Plants, ranging from the maple or the yew tree to the corn in roadside fields, produce countless kinds of compounds. These are very useful as antibiotics, anti-cancer drugs or vitamins and are often far too complex to be synthesised successfully in a laboratory, but they can be purified from the plants in which they are found.
This new study, published in the journal ‘Proceedings of the National Academy of Sciences’focused on triterpenes, a large group of plant natural products with a range of biological functions and potential uses in medicine (for example as antimicrobials), industry (for example anti-foaming agents) and also a promising use as a natural sweetener significantly sweeter than sugar.
In particular, the researchers highlight how changing the genetic code for one amino acid in a plant begins a process that alters the shape and function of an enzyme changing the folding of the chemical precursor, a technique that can be considered chemical origami, thus producing a new product with a variety of potential uses. For this study, they changed an amino acid in the first enzyme in a pathway that produces a natural product that protects an oat plant from fungal soil-borne pathogens, thus allowing for disease resistance. This knowledge it is hoped will also be applicable to other crops that will help to protect and potentially increase crop yields.

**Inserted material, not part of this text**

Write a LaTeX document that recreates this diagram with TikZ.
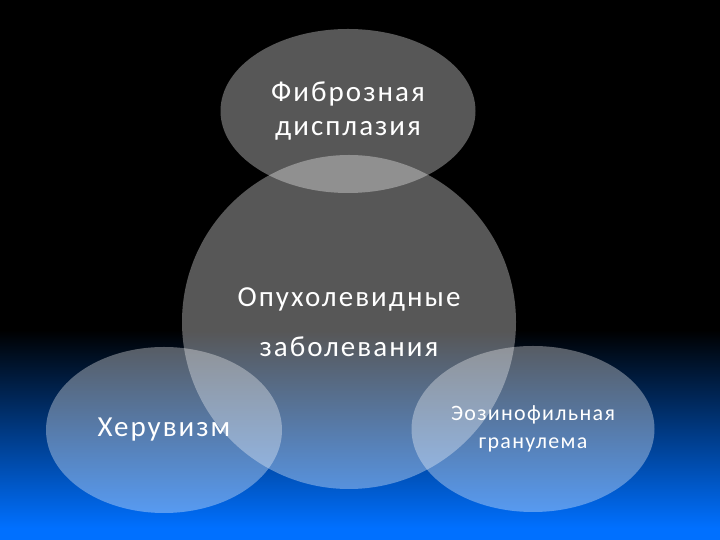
\documentclass[tikz,border=0pt]{standalone}
\usepackage{fontspec}
\setmainfont{Carlito}
\usetikzlibrary{shapes.geometric}
\definecolor{slideblue}{RGB}{0,112,255}
\definecolor{slidenavy}{RGB}{0,45,118}

\begin{document}
\begin{tikzpicture}
    [x=1pt,y=1pt,
     blob/.style={ellipse,fill=white,fill opacity=0.34,text opacity=1,text=white,align=center,inner sep=0pt}]
    % background
    \fill[black] (0,0) rectangle (720,540);
    \shade[top color=black,middle color=slidenavy,bottom color=slideblue] (0,12) rectangle (720,210);
    \fill[slideblue] (0,0) rectangle (720,12);
    \useasboundingbox (0,0) rectangle (720,540);

    \node[blob,minimum width=255,minimum height=164,
          font={\fontsize{29}{34}\selectfont\addfontfeature{LetterSpace=7}}] (fibro) at (348,429)
        {Фиброзная\\дисплазия};
    \node[blob,minimum width=334,minimum height=334,
          font={\fontsize{29}{50}\selectfont\addfontfeature{LetterSpace=7}}] (tumor) at (349,218)
        {Опухолевидные\\заболевания};
    \node[blob,minimum width=236,minimum height=166,
          font={\fontsize{29}{34}\selectfont\addfontfeature{LetterSpace=7}}] (cherub) at (164,110)
        {Херувизм};
    \node[blob,minimum width=243,minimum height=166,
          font={\fontsize{22}{28}\selectfont\addfontfeature{LetterSpace=6}}] (eosin) at (533,111)
        {Эозинофильная\\гранулема};
\end{tikzpicture}
\end{document}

Plants essentially function as chemical manufacturing factories, and they can be altered to make specific chemical compounds, many of which can be useful in ways we do not yet understand. Altering how an enzyme folds the chemical precursor, resulting in a new compound, is analogous to changing the design or blueprint of a machine tool used in an automotive or refrigerator factory.
‘Changing or modifying plants is not a new concept. Humans have been doing it for thousands of years,’ commented study co-author Robert Minto, associate professor of chemistry and chemical biology from Indiana University–Purdue University Indianapolis. ‘In the PNAS study, we changed a single amino acid in (an enzyme from) the root tip of the oat plant to alter the function of a single enzyme. Being able to go in and do that directly is much more efficient than cross-breeding plants until you finally get the right version of the gene to produce the natural product you desire.’ Minto helped complete the research whilst on a 5-month sabbatical at the UK’s John Innes Centre, a TRIFORC project consortium member.
This study contributes to the overarching ambition of the 4-year TRIFORC project to develop an innovative pipeline for the discovery, sustainable production, and commercial utilisation of known and novel high-value triterpenes with new or superior biological activities. The project is due to complete in September 2017 and has received just under EUR 7 million of EU funding.